The initial metrics you propose are a great start. Also, compare your company's rate of laptop loss to that of the general public to see if it's something to be concerned about. For reference sake, a recent article in Fast Company revealed that approximately one laptop gets stolen every minute, and more then 12,000 go missing each year in airports alone. It's important to not only look at the raw numbers, but also at who in your organization has laptops and what sort of data they carry on those machines.

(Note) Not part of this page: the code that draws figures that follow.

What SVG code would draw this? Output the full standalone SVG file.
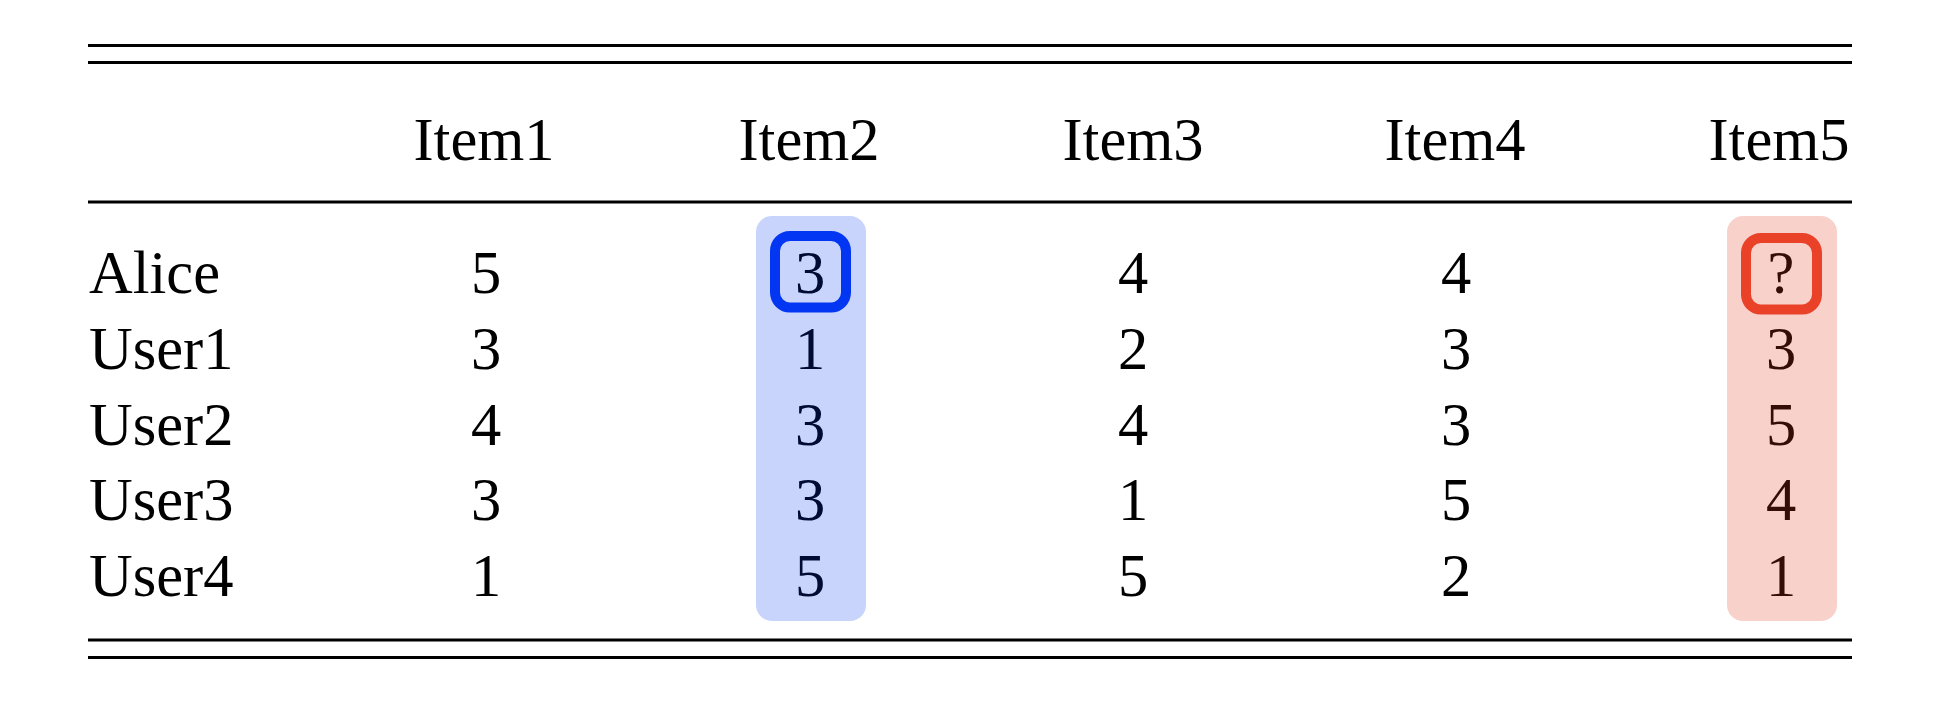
<svg xmlns="http://www.w3.org/2000/svg" width="1938" height="716" viewBox="0 0 1938 716">
<style>
  .t { font-family: "Liberation Serif", "Times New Roman", serif; font-size: 60.5px; fill: #000; text-anchor: middle; }
  .l { text-anchor: start; }
  .rule { stroke: #000; stroke-width: 3; }
</style>
<rect x="0" y="0" width="1938" height="716" fill="#ffffff"/>
<g id="rules">
  <line class="rule" x1="88" y1="45.5" x2="1852" y2="45.5"/>
  <line class="rule" x1="88" y1="62.5" x2="1852" y2="62.5"/>
  <line class="rule" x1="88" y1="202" x2="1852" y2="202"/>
  <line class="rule" x1="88" y1="640" x2="1852" y2="640"/>
  <line class="rule" x1="88" y1="657.5" x2="1852" y2="657.5"/>
</g>
<g id="header">
  <text class="t" x="484" y="160">Item1</text>
  <text class="t" x="809" y="160">Item2</text>
  <text class="t" x="1133" y="160">Item3</text>
  <text class="t" x="1455" y="160">Item4</text>
  <text class="t" x="1779" y="160">Item5</text>
</g>
<g id="row-alice">
  <text class="t l" x="89" y="293">Alice</text>
  <text class="t" x="486" y="293">5</text>
  <text class="t" x="810" y="293">3</text>
  <text class="t" x="1133" y="293">4</text>
  <text class="t" x="1456" y="293">4</text>
  <text class="t" x="1781" y="293">?</text>
</g>
<g id="row-user1">
  <text class="t l" x="89" y="369">User1</text>
  <text class="t" x="486" y="369">3</text>
  <text class="t" x="810" y="369">1</text>
  <text class="t" x="1133" y="369">2</text>
  <text class="t" x="1456" y="369">3</text>
  <text class="t" x="1781" y="369">3</text>
</g>
<g id="row-user2">
  <text class="t l" x="89" y="445">User2</text>
  <text class="t" x="486" y="445">4</text>
  <text class="t" x="810" y="445">3</text>
  <text class="t" x="1133" y="445">4</text>
  <text class="t" x="1456" y="445">3</text>
  <text class="t" x="1781" y="445">5</text>
</g>
<g id="row-user3">
  <text class="t l" x="89" y="520">User3</text>
  <text class="t" x="486" y="520">3</text>
  <text class="t" x="810" y="520">3</text>
  <text class="t" x="1133" y="520">1</text>
  <text class="t" x="1456" y="520">5</text>
  <text class="t" x="1781" y="520">4</text>
</g>
<g id="row-user4">
  <text class="t l" x="89" y="596">User4</text>
  <text class="t" x="486" y="596">1</text>
  <text class="t" x="810" y="596">5</text>
  <text class="t" x="1133" y="596">5</text>
  <text class="t" x="1456" y="596">2</text>
  <text class="t" x="1781" y="596">1</text>
</g>
<g id="highlight-item2">
  <rect x="756" y="216" width="110" height="405" rx="16" fill="#0033F0" fill-opacity="0.21"/>
  <rect x="775" y="236" width="71" height="71.5" rx="15" fill="none" stroke="#0336F2" stroke-width="10"/>
</g>
<g id="highlight-item5">
  <rect x="1727" y="216" width="110" height="405" rx="16" fill="#E23A1E" fill-opacity="0.23"/>
  <rect x="1746" y="238" width="71" height="71.5" rx="15" fill="none" stroke="#EA4129" stroke-width="10"/>
</g>
</svg>
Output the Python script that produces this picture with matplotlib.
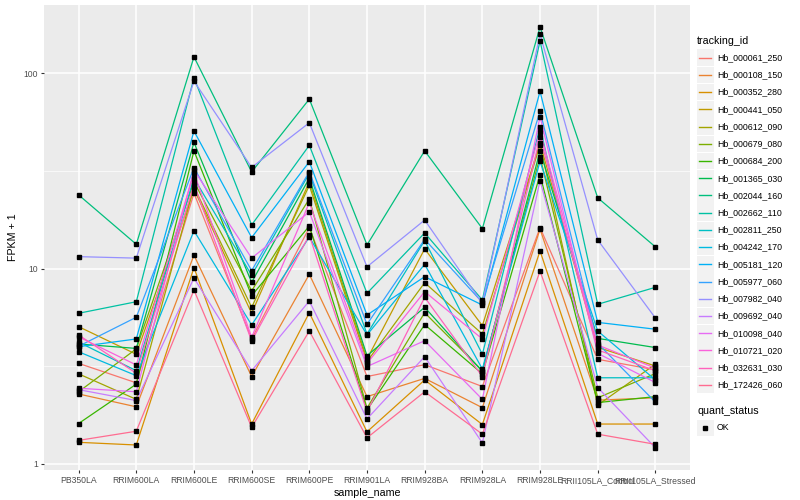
import matplotlib
matplotlib.use('Agg')
import matplotlib.pyplot as plt
from matplotlib.lines import Line2D
from matplotlib.patches import Rectangle

plt.rcParams['font.family'] = ['Liberation Sans', 'DejaVu Sans']

samples = ['PB350LA', 'RRIM600LA', 'RRIM600LE', 'RRIM600SE', 'RRIM600PE', 'RRIM901LA',
           'RRIM928BA', 'RRIM928LA', 'RRIM928LE', 'RRII105LA_Control', 'RRII105LA_Stressed']

tracking_ids = ['Hb_000061_250', 'Hb_000108_150', 'Hb_000352_280', 'Hb_000441_050',
                'Hb_000612_090', 'Hb_000679_080', 'Hb_000684_200', 'Hb_001365_030',
                'Hb_002044_160', 'Hb_002662_110', 'Hb_002811_250', 'Hb_004242_170',
                'Hb_005181_120', 'Hb_005977_060', 'Hb_007982_040', 'Hb_009692_040',
                'Hb_010098_040', 'Hb_010721_020', 'Hb_032631_030', 'Hb_172426_060']

# ggplot hue palette, 20 levels
colors = ['#F8766D', '#EA8331', '#D89000', '#C09B00', '#A3A500', '#7CAE00', '#39B600',
          '#00BB4E', '#00BF7D', '#00C1A3', '#00BFC4', '#00BAE0', '#00B0F6', '#35A2FF',
          '#9590FF', '#C77CFF', '#E76BF3', '#FA62DB', '#FF62BC', '#FF6C91']

# FPKM + 1, one list per tracking_id, in sample order
fpkm = [
    [3.27, 2.6, 24.3, 4.36, 16.2, 2.8, 3.22, 2.49, 16.2, 3.43, 3.03],
    [2.28, 1.96, 11.7, 2.8, 9.34, 2.21, 2.74, 1.94, 15.9, 2.12, 2.18],
    [1.29, 1.25, 10.1, 1.6, 5.94, 1.46, 2.69, 1.59, 12.3, 1.6, 1.6],
    [5.04, 3.64, 25.5, 5.9, 27.8, 3.44, 12.6, 5.1, 43.7, 3.95, 3.17],
    [2.89, 2.14, 26.2, 6.33, 26.6, 3.34, 8.46, 4.62, 43.0, 2.0, 3.24],
    [2.34, 3.88, 27.8, 7.69, 22.7, 1.93, 5.94, 3.0, 37.3, 2.18, 2.9],
    [1.61, 2.56, 40.0, 7.26, 16.5, 1.89, 5.16, 2.89, 30.2, 2.06, 2.21],
    [4.11, 3.9, 44.2, 8.49, 29.0, 3.58, 6.33, 2.97, 40.0, 4.39, 3.94],
    [23.8, 13.3, 121.0, 31.2, 73.6, 13.2, 40.0, 16.0, 172.0, 23.0, 12.9],
    [5.9, 6.76, 94.6, 16.7, 42.7, 7.47, 15.2, 6.9, 146.0, 6.56, 8.01],
    [4.2, 3.0, 29.0, 9.23, 30.7, 4.62, 13.9, 3.64, 52.9, 2.76, 2.76],
    [3.75, 2.83, 15.6, 5.14, 14.5, 4.57, 10.5, 3.06, 35.3, 4.79, 2.69],
    [3.98, 4.36, 50.5, 14.4, 35.2, 5.78, 9.08, 6.5, 80.6, 5.3, 4.89],
    [4.0, 5.63, 32.8, 9.75, 31.3, 5.18, 14.1, 6.7, 63.9, 4.14, 2.07],
    [11.5, 11.3, 91.0, 32.9, 55.7, 10.2, 17.7, 6.64, 158.0, 14.0, 5.58],
    [2.4, 2.11, 8.94, 3.0, 6.82, 1.7, 3.54, 1.28, 28.1, 2.46, 1.21],
    [2.44, 2.34, 31.9, 11.3, 19.5, 3.15, 4.27, 2.14, 59.8, 3.68, 2.61],
    [4.47, 3.21, 30.9, 4.45, 21.7, 3.27, 7.61, 4.36, 50.1, 4.06, 3.09],
    [4.57, 2.91, 26.9, 4.26, 14.8, 1.85, 7.12, 2.8, 46.9, 3.83, 3.0],
    [1.32, 1.47, 7.76, 1.54, 4.79, 1.36, 2.34, 1.42, 9.7, 1.42, 1.26],
]

fig = plt.figure(figsize=(8, 5), dpi=100)
ax = fig.add_axes([44 / 800, 30 / 500, 646 / 800, 465 / 500])
ax.set_facecolor('#EBEBEB')

x = list(range(len(samples)))
for vals, col in zip(fpkm, colors):
    ax.plot(x, vals, color=col, lw=0.9, zorder=3)
for vals in fpkm:
    ax.plot(x, vals, ls='none', marker='s', ms=2.2, color='black', zorder=4)

ax.set_yscale('log')
ax.set_ylim(0.931, 223)
ax.set_xlim(-0.6, len(samples) - 0.4)
ax.set_yticks([1, 10, 100])
ax.set_yticklabels(['1', '10', '100'])
ax.set_yticks([10 ** 0.5, 10 ** 1.5], minor=True)
ax.set_yticklabels([], minor=True)
ax.set_xticks(x)
ax.set_xticklabels(samples)

ax.grid(True, which='major', color='white', lw=1.1, zorder=0)
ax.grid(True, which='minor', axis='y', color='white', lw=0.5, zorder=0)
ax.set_axisbelow(True)
for s in ax.spines.values():
    s.set_visible(False)
ax.tick_params(axis='both', which='major', length=2.2, width=0.8, color='#333333',
               labelcolor='#4D4D4D', labelsize=6.2, pad=2)
ax.tick_params(axis='y', which='minor', length=0)

ax.set_xlabel('sample_name', fontsize=7.7, labelpad=2)
ax.set_ylabel('FPKM + 1', fontsize=7.7, labelpad=4)

# legends drawn in pixel coordinates of the figure
def px(xp, yp):
    return xp / 800, 1 - yp / 500

fig.text(*px(697, 41), 'tracking_id', fontsize=7.7, va='center', ha='left')
y0 = 57.7
step = 17.22
for i, (tid, col) in enumerate(zip(tracking_ids, colors)):
    yc = y0 + i * step
    bx, by = px(697, yc + 8.3)
    fig.patches.append(Rectangle((bx, by), 16.5 / 800, 16.6 / 500, transform=fig.transFigure,
                                 facecolor='#F2F2F2', edgecolor='none'))
    lx0, ly = px(699, yc)
    lx1, _ = px(711, yc)
    fig.lines.append(Line2D([lx0, lx1], [ly, ly], transform=fig.transFigure, color=col, lw=1.0))
    fig.text(*px(717, yc), tid, fontsize=6.3, va='center', ha='left')

fig.text(*px(697, 411), 'quant_status', fontsize=7.7, va='center', ha='left')
bx, by = px(697, 428 + 8.3)
fig.patches.append(Rectangle((bx, by), 16.5 / 800, 16.6 / 500, transform=fig.transFigure,
                             facecolor='#F2F2F2', edgecolor='none'))
mx, my = px(705, 428)
fig.lines.append(Line2D([mx], [my], transform=fig.transFigure, ls='none', marker='s',
                        ms=2.2, color='black'))
fig.text(*px(717, 428), 'OK', fontsize=6.3, va='center', ha='left')

fig.savefig('out.png', dpi=100)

In the end, this isn't really a metrics problem per se, but rather a risk assessment/risk management problem; though the metrics will help inform your decision. That is to say, metrics tell you where the company is today and can potentially predict where it is heading, but without context, these metrics don't actually tell you if you are in bad shape. Risk assessments give that context by taking those metrics and explaining how relevant they are. For example, one metric may show that laptop thefts are up 400% this year compared to last year. That sounds really bad, but if it means that in 2008 you lost five laptops instead of 1 and the company owns 20,000, then reducing the laptop theft rate may not need to be your highest priority -- unless all five laptops belong to the CEO or other senior executives.

Similarly, just because the number of security incidents has gone down in an organization doesn't mean that it's better off, if the incidents that did occur were much worse. By implementing proper risk management guidelines, you can effectively evaluate these metrics and appropriately prioritize your resources accordingly.

There are a lot of good risk assessment/risk management frameworks out there. My personal favorite is FAIR, but others include OCTAVE, SOMAP and even an emerging ISO standard.

FAIR is my favorite, largely because it provides a simple, easy-to-use mechanism for communicating the inherent probabilistic nature of risk. However, any of the above frameworks will get you where you need to be.

Regardless of which framework you choose, you need to know where your data is and where it's going. Once you understand how the data is moving, the rest of the analysis isn't too bad.